- Born: December 1965 (age 60) Bradford
- Education: Bradford Grammar School

= Brian Lord (cyber security expert) =

Former deputy director of GCHQ in Cheltenham, England (born 1965)

Brian Lord (born December 1965) is the former deputy director for intelligence and cyber operations at the Government Communications Headquarters (GCHQ) in Cheltenham, England. As of 2020, he is CEO at Protection Group International, an international consultancy specialising in helping organisations build digital resilience.

==Early life==
Brian Lord was born in Bradford in December 1965, he is the son of a computer programmer and a teacher of mathematics and was educated at Bradford Grammar School (1972–1984).

==Career==
Lord worked for GCHQ for 21 years before leaving as deputy director for intelligence and cyber operations. He was awarded the OBE in the 2005 New Year Honours. In September 2013, he joined PGI Protection Group International, a consultancy specialising in cyber security and risk consulting, where he held the role of managing director, cyber and he is now CEO. He has been described by The Telegraph as a "leading thinker in the sector of cyber warfare".
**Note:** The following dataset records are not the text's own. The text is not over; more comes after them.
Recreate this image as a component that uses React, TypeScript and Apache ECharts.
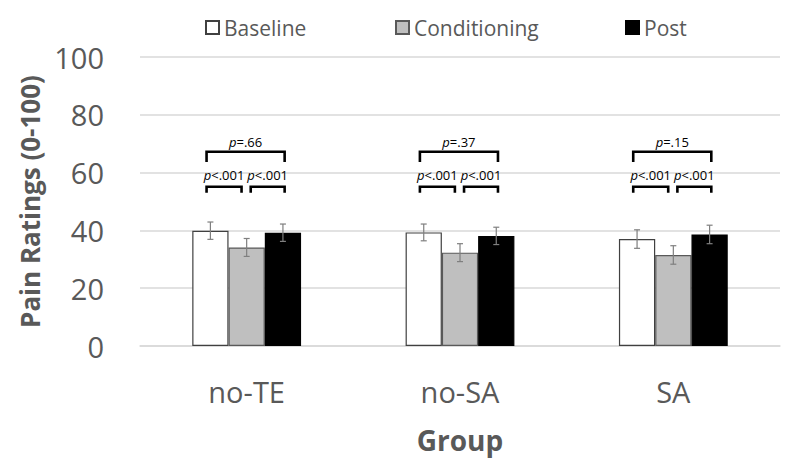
import React, { useEffect, useRef } from "react";
import * as echarts from "echarts";

const categories = ["no-TE", "no-SA", "SA"];
const seriesNames = ["Baseline", "Conditioning", "Post"];
const baseline = [39.9, 39.3, 37.0];
const conditioning = [34.1, 32.3, 31.5];
const post = [39.2, 38.1, 38.6];
const baselineErr = [3.0, 2.9, 3.2];
const conditioningErr = [3.1, 3.1, 3.2];
const postErr = [3.0, 3.0, 3.2];
const pOverall = ["=.66", "=.37", "=.15"];
const pBaseCond = ["<.001", "<.001", "<.001"];
const pCondPost = ["<.001", "<.001", "<.001"];
const yTicks = [0, 20, 40, 60, 80, 100];

const FONT = "'Open Sans', 'Noto Sans', sans-serif";
const BAR_FRAC = 0.17;
// bracket levels (data units)
const TOP_LEVEL = 67.2;
const TOP_LEG = 63.7;
const LOW_LEVEL = 55.1;
const LOW_LEG = 53.0;

const allValues = [baseline, conditioning, post];
const allErrs = [baselineErr, conditioningErr, postErr];
const fills = ["#ffffff", "#bfbfbf", "#000000"];
const borders = ["#404040", "#595959", "#000000"];

export default function App() {
  const ref = useRef<HTMLDivElement>(null);
  useEffect(() => {
    if (!ref.current) return;
    const chart = echarts.init(ref.current, null, { renderer: "svg" });

    const barSeries = seriesNames.map((name, s) => ({
      type: "bar",
      name,
      data: allValues[s],
      barWidth: BAR_FRAC * 100 + "%",
      barGap: "0%",
      itemStyle: { color: fills[s], borderColor: borders[s], borderWidth: 1.2 },
      silent: true,
      z: 2,
    }));

    const errSeries = seriesNames.map((name, s) => ({
      type: "custom",
      name: name + "-err",
      data: categories.map((_, i) => [i, allValues[s][i], allErrs[s][i]]),
      encode: { x: 0, y: 1 },
      silent: true,
      z: 5,
      renderItem: (params: any, api: any) => {
        const idx = api.value(0);
        const v = api.value(1);
        const e = api.value(2);
        const band = api.size([1, 0])[0];
        const top = api.coord([idx, v + e]);
        const bot = api.coord([idx, v - e]);
        const x = top[0] + (s - 1) * BAR_FRAC * band;
        const cap = 3;
        const st = { stroke: "#7f7f7f", lineWidth: 1.2 };
        return {
          type: "group",
          children: [
            { type: "line", shape: { x1: x, y1: top[1], x2: x, y2: bot[1] }, style: st },
            { type: "line", shape: { x1: x - cap, y1: top[1], x2: x + cap, y2: top[1] }, style: st },
            { type: "line", shape: { x1: x - cap, y1: bot[1], x2: x + cap, y2: bot[1] }, style: st },
          ],
        };
      },
    }));

    const bracketSeries = {
      type: "custom",
      name: "brackets",
      data: categories.map((_, i) => [i, TOP_LEVEL]),
      encode: { x: 0, y: 1 },
      silent: true,
      z: 6,
      renderItem: (params: any, api: any) => {
        const idx = api.value(0);
        const band = api.size([1, 0])[0];
        const c = api.coord([idx, 0])[0];
        const yTop = api.coord([idx, TOP_LEVEL])[1];
        const yTopLeg = api.coord([idx, TOP_LEG])[1];
        const yLow = api.coord([idx, LOW_LEVEL])[1];
        const yLowLeg = api.coord([idx, LOW_LEG])[1];
        const st = { stroke: "#000", lineWidth: 2.6, fill: null, lineJoin: "miter" };
        const br = (a: number, b: number, y: number, yl: number) => ({
          type: "polyline",
          shape: { points: [[c + a * band, yl], [c + a * band, y], [c + b * band, y], [c + b * band, yl]] },
          style: st,
        });
        const txt = (text: string, x: number, y: number) => ({
          type: "text",
          style: {
            text: "{i|p}{n|" + text + "}",
            x,
            y,
            align: "center",
            verticalAlign: "bottom",
            rich: {
              i: { fontStyle: "italic", fontSize: 13, fontFamily: FONT, fill: "#000" },
              n: { fontSize: 13, fontFamily: FONT, fill: "#000" },
            },
          },
        });
        const a1 = -0.188, b1 = 0.178, a2 = -0.024, b2 = 0.019;
        return {
          type: "group",
          children: [
            br(a1, b1, yTop, yTopLeg),
            br(a1, a2, yLow, yLowLeg),
            br(b2, b1, yLow, yLowLeg),
            txt(pOverall[idx], c + ((a1 + b1) / 2) * band, yTop - 3),
            txt(pBaseCond[idx], c + ((a1 + a2) / 2) * band, yLow - 5),
            txt(pCondPost[idx], c + ((b2 + b1) / 2) * band, yLow - 5),
          ],
        };
      },
    };

    const legendLefts = [200, 390, 620];
    const option: any = {
      animation: false,
      textStyle: { fontFamily: FONT },
      legend: seriesNames.map((n, i) => ({
        data: [n],
        left: legendLefts[i],
        top: 12,
        icon: "rect",
        itemWidth: 13,
        itemHeight: 13,
        itemGap: 6,
        textStyle: { fontSize: 21, color: "#595959", fontFamily: FONT },
        selectedMode: false,
      })),
      grid: { left: 140, right: 20, top: 57, bottom: 122, containLabel: false },
      xAxis: {
        type: "category",
        data: categories,
        axisLine: { show: true, lineStyle: { color: "#d9d9d9", width: 1.5 } },
        axisTick: { show: false },
        axisLabel: { fontSize: 29, color: "#595959", margin: 31, fontFamily: FONT },
        name: "Group",
        nameLocation: "middle",
        nameGap: 80,
        nameTextStyle: { fontSize: 28, fontWeight: "bold", color: "#595959", fontFamily: FONT },
      },
      yAxis: {
        type: "value",
        min: yTicks[0],
        max: yTicks[yTicks.length - 1],
        interval: yTicks[1] - yTicks[0],
        axisLine: { show: false },
        axisTick: { show: false },
        splitLine: { lineStyle: { color: "#d9d9d9", width: 1.5 } },
        axisLabel: { fontSize: 29, color: "#595959", margin: 36, fontFamily: FONT },
        name: "Pain Ratings (0-100)",
        nameLocation: "middle",
        nameGap: 94,
        nameTextStyle: { fontSize: 26, fontWeight: "bold", color: "#595959", fontFamily: FONT },
      },
      series: [...barSeries, ...errSeries, bracketSeries],
    };
    chart.setOption(option);
    return () => chart.dispose();
  }, []);
  return <div ref={ref} style={{ width: 800, height: 468, margin: -8 }} />;
}
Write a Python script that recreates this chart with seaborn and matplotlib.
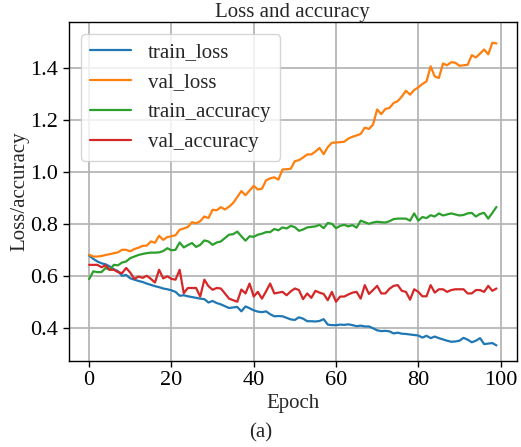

In October 2017, Lord was cleared of a charge of sexual assault at Gloucester Crown Court after prosecutors did not present any evidence, but did plead guilty to common assault after placing his hand on a woman's knee for 2 – 3 minutes at a party in 2016. He is believed to be the first person in British legal history to be charged with common assault with the particulars being "Assault by touching [the defendant] on her knee." According to his lawyer, three judges had questioned whether it was in the public interest to continue with the case in view of its "minor nature".